C’est écrit limite foutraque, genre je promène les doigts sur clavier, et tant pis aussi pour la cohérence, la crédibilité. Costes a une réputation de déjanté à défendre et amplifier. N’empêche, il captive, voire fascine : « c’est-y pas Belzébut possible ! », qu’on se dit, en tournant une page, puis la suivante, en se promettant de refermer pour passer à des choses sérieuses, ou prendre l’air. Voire recommander par texto, style « moi, j’ai pas pu finir, mais à toi, cela devrait te plaire ». Pas donné à toutes et tous : faut disposer d’un vaste relationnel de francs tcharbés, d’ex-punk-girlzzz-encore-allumées que le scato ne rebute guère. Je n’en suis qu’à la page 68, j’ai sauté de du côté de La Courneuve à Cayenne, et je suis à la trace un jaguar (non, pas une Jaguar) qui va se boulotter un camé, soustrait à une bidon-bidonville que même Nougaro ou Lavilliers n’auraient pu imaginer…
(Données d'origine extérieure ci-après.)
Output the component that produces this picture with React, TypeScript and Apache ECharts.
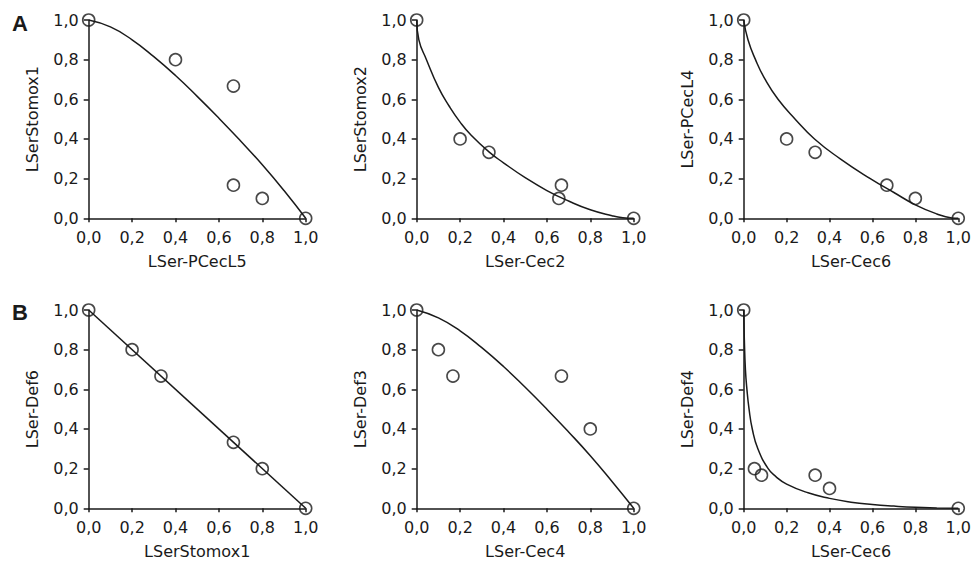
import React, { useEffect, useRef } from "react";
import * as echarts from "echarts";

// ---- data ----
const tickValues = [0, 0.2, 0.4, 0.6, 0.8, 1.0];

const xTitles = ["LSer-PCecL5", "LSer-Cec2", "LSer-Cec6", "LSerStomox1", "LSer-Cec4", "LSer-Cec6"];
const yTitles = ["LSerStomox1", "LSerStomox2", "LSer-PCecL4", "LSer-Def6", "LSer-Def3", "LSer-Def4"];
const panelLetters = ["A", "B"];

const a1Points = [[0, 1], [0.4, 0.8], [0.667, 0.667], [0.667, 0.167], [0.8, 0.1], [1, 0]];
const a1Curve = [[0, 1], [0.1, 0.965], [0.2, 0.9], [0.3, 0.815], [0.4, 0.72], [0.5, 0.615], [0.6, 0.505], [0.7, 0.39], [0.8, 0.27], [0.9, 0.14], [1, 0]];

const a2Points = [[0, 1], [0.2, 0.4], [0.333, 0.333], [0.667, 0.167], [0.655, 0.1], [1, 0]];
const a2Curve = [[0, 1], [0.01, 0.9], [0.045, 0.8], [0.1, 0.66], [0.15, 0.565], [0.2, 0.485], [0.25, 0.42], [0.333, 0.335], [0.4, 0.28], [0.5, 0.205], [0.6, 0.14], [0.7, 0.087], [0.8, 0.043], [0.9, 0.013], [0.95, 0.003], [1, 0]];

const a3Points = [[0, 1], [0.2, 0.4], [0.333, 0.333], [0.667, 0.167], [0.8, 0.1], [1, 0]];
const a3Curve = [[0, 1], [0.02, 0.9], [0.055, 0.8], [0.1, 0.7], [0.16, 0.6], [0.24, 0.5], [0.33, 0.4], [0.45, 0.3], [0.59, 0.2], [0.7, 0.13], [0.8, 0.068], [0.9, 0.022], [0.97, 0.002], [1, 0]];

const b1Points = [[0, 1], [0.2, 0.8], [0.333, 0.667], [0.667, 0.333], [0.8, 0.2], [1, 0]];
const b1Curve = [[0, 1], [1, 0]];

const b2Points = [[0, 1], [0.1, 0.8], [0.167, 0.667], [0.667, 0.667], [0.8, 0.4], [1, 0]];
const b2Curve = [[0, 1], [0.1, 0.96], [0.2, 0.895], [0.3, 0.81], [0.4, 0.715], [0.5, 0.61], [0.6, 0.5], [0.7, 0.385], [0.8, 0.265], [0.9, 0.135], [1, 0]];

const b3Points = [[0, 1], [0.05, 0.2], [0.083, 0.167], [0.333, 0.167], [0.4, 0.1], [1, 0]];
const b3Curve = [[0, 1], [0.003, 0.85], [0.008, 0.7], [0.015, 0.6], [0.025, 0.5], [0.04, 0.4], [0.066, 0.3], [0.114, 0.2], [0.15, 0.16], [0.2, 0.122], [0.3, 0.078], [0.4, 0.05], [0.5, 0.031], [0.6, 0.019], [0.7, 0.011], [0.8, 0.005], [0.9, 0.002], [1, 0]];

const allPoints = [a1Points, a2Points, a3Points, b1Points, b2Points, b3Points];
const allCurves = [a1Curve, a2Curve, a3Curve, b1Curve, b2Curve, b3Curve];

export default function App() {
  const ref = useRef<HTMLDivElement>(null);

  useEffect(() => {
    if (!ref.current) return;
    const chart = echarts.init(ref.current, null, { renderer: "svg" });

    const font = "DejaVu Sans";
    const ink = "#1a1a1a";
    const fmt = (v: number) => v.toFixed(1).replace(".", ",");

    const lefts = [88.7, 416.7, 743.7];
    const tops = [20, 310];
    const gw = 217;
    const gh = 198.3;

    const grids: any[] = [];
    const xAxes: any[] = [];
    const yAxes: any[] = [];
    const series: any[] = [];

    for (let i = 0; i < 6; i++) {
      const r = Math.floor(i / 3);
      const c = i % 3;
      grids.push({ left: lefts[c], top: tops[r], width: gw, height: gh });
      const common = {
        type: "value",
        gridIndex: i,
        min: tickValues[0],
        max: tickValues[tickValues.length - 1],
        interval: 0.2,
        nameLocation: "middle",
        nameTextStyle: { fontFamily: font, fontSize: 16, color: ink },
        axisLine: { show: true, onZero: false, lineStyle: { color: ink, width: 1.5 } },
        splitLine: { show: false },
        axisLabel: { fontFamily: font, fontSize: 16, color: ink, formatter: fmt },
      };
      xAxes.push({
        ...common,
        name: xTitles[i],
        nameGap: 35,
        axisTick: { show: true, inside: false, length: 4, lineStyle: { color: ink, width: 1.5 } },
        axisLabel: { ...common.axisLabel, margin: 11 },
      });
      yAxes.push({
        ...common,
        name: yTitles[i],
        nameGap: 48,
        axisTick: { show: true, inside: false, length: 5, lineStyle: { color: ink, width: 1.5 } },
        axisLabel: { ...common.axisLabel, margin: 10 },
      });
      series.push({
        type: "line",
        xAxisIndex: i,
        yAxisIndex: i,
        data: allCurves[i],
        smooth: 0.5,
        showSymbol: false,
        clip: false,
        lineStyle: { color: ink, width: 1.5 },
        z: 2,
      });
      series.push({
        type: "scatter",
        xAxisIndex: i,
        yAxisIndex: i,
        data: allPoints[i],
        symbol: "circle",
        symbolSize: 12,
        clip: false,
        itemStyle: { color: "rgba(0,0,0,0)", borderColor: ink, borderWidth: 1.6 },
        z: 3,
      });
    }

    chart.setOption({
      animation: false,
      backgroundColor: "#ffffff",
      grid: grids,
      xAxis: xAxes,
      yAxis: yAxes,
      series,
      graphic: panelLetters.map((t, k) => ({
        type: "text",
        left: 12,
        top: k === 0 ? 12 : 301,
        style: { text: t, font: "bold 22px 'Liberation Sans', Arial, sans-serif", fill: ink },
      })),
    });

    return () => chart.dispose();
  }, []);

  return (
    <div
      ref={ref}
      style={{ position: "absolute", left: 0, top: 0, width: 974, height: 564, background: "#fff" }}
    />
  );
}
En gros : Momo le dealer devenu gangster vire islamiste, Patou le loser fait appliquer la règle de saint Benoît aux semi-esclaves du Surinam qui triment pour le fournir en or amazonien. « À la fin, l’amour et la haine s’équilibrent dans la forêt des libres passions. ». Du zoroastrien épuré à l’extrême, la gangue du consensuel, du collectif, éclatée pour révéler la pépite : moi d’abord. Ce qui vaut pour Pépita, kapo sadique bolivienne, comme pour les autres dominants du moment.
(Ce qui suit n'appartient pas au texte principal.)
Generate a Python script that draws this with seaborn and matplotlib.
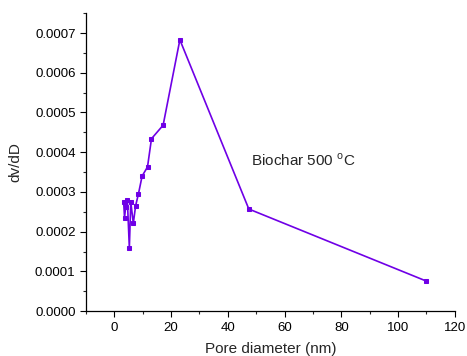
import matplotlib
matplotlib.use("Agg")
import matplotlib.pyplot as plt
from matplotlib.ticker import MultipleLocator, FormatStrFormatter
import seaborn as sns
import pandas as pd

# Pore size distribution (BJH) of biochar pyrolysed at 500 °C
pore_diameter = [3.3, 3.6, 4.0, 4.6, 5.3, 5.8, 6.7, 7.5, 8.5, 9.8,
                 11.7, 13.1, 17.2, 23.1, 47.4, 110.0]
dv_dD = [0.000275, 0.000235, 0.000262, 0.000280, 0.000159, 0.000275,
         0.000221, 0.000265, 0.000295, 0.000340, 0.000363, 0.000434,
         0.000468, 0.000683, 0.000257, 0.0000755]
sample_label = "Biochar 500 $^{\\mathrm{o}}$C"

df = pd.DataFrame({"d": pore_diameter, "v": dv_dD})

sns.set_style("ticks")
plt.rcParams["font.family"] = ["Liberation Sans", "DejaVu Sans"]
plt.rcParams["mathtext.fontset"] = "custom"
plt.rcParams["mathtext.rm"] = "Liberation Sans"

fig = plt.figure(figsize=(4.67, 3.56), dpi=100)
ax = fig.add_axes([0.184, 0.126, 0.79, 0.837])

color = "#6F00E6"
sns.lineplot(data=df, x="d", y="v", sort=False, ax=ax, color=color,
             linewidth=1.2, marker="s", markersize=3.5,
             markeredgecolor=color, markerfacecolor=color)

ax.set_xlim(-10, 120)
ax.set_ylim(0, 0.00075)
ax.xaxis.set_major_locator(MultipleLocator(20))
ax.xaxis.set_minor_locator(MultipleLocator(10))
ax.yaxis.set_major_locator(MultipleLocator(0.0001))
ax.yaxis.set_minor_locator(MultipleLocator(0.00005))
ax.yaxis.set_major_formatter(FormatStrFormatter("%.4f"))

ax.tick_params(which="major", direction="out", length=4, width=0.8,
               labelsize=9.5, colors="black")
ax.tick_params(which="minor", direction="out", length=2.5, width=0.8)

for side in ("top", "right"):
    ax.spines[side].set_visible(False)
for side in ("left", "bottom"):
    ax.spines[side].set_color("black")
    ax.spines[side].set_linewidth(0.9)

ax.set_xlabel("Pore diameter (nm)", fontsize=11, labelpad=6)
ax.set_ylabel("dv/dD", fontsize=11, labelpad=9)

ax.text(48.3, 0.00038, sample_label, fontsize=11, va="center", ha="left")

fig.savefig("out.png", dpi=100)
Vers le milieu (p. 150 et suivantes), il y en aura pour trouver cela « christique », mode tordu. C’est vrai qu’on ressent comme un souffle de rédempteur (version « disque à Vitaa » ou plutôt Pasolini). Sauf que la béatitude éternelle suppose l’apocalypse. Il faut croire, en écrivant cette phrase, que je pressentais le dénouement : sans vous gâcher la surprise, mettons que la suite part crescendo dans la violence…
On n’y croit pas trop, mais on se laisse prendre à cette montée d’événements qui s’entrechoquent, à d’improbables retournements de situation qu’un scénariste de film gore pour ados ou d’espionnage à la Bob Morane n’aurait pas osé présenter à un producteur. Sans doute parce que les atmosphères sont soignées, et qu’on n’a pas tardé à s’attacher aux personnages (quelques seconds rôles carrément caricaturaux, limite hallucinants, mais encore « crédibles », sont aussi fort bien campés).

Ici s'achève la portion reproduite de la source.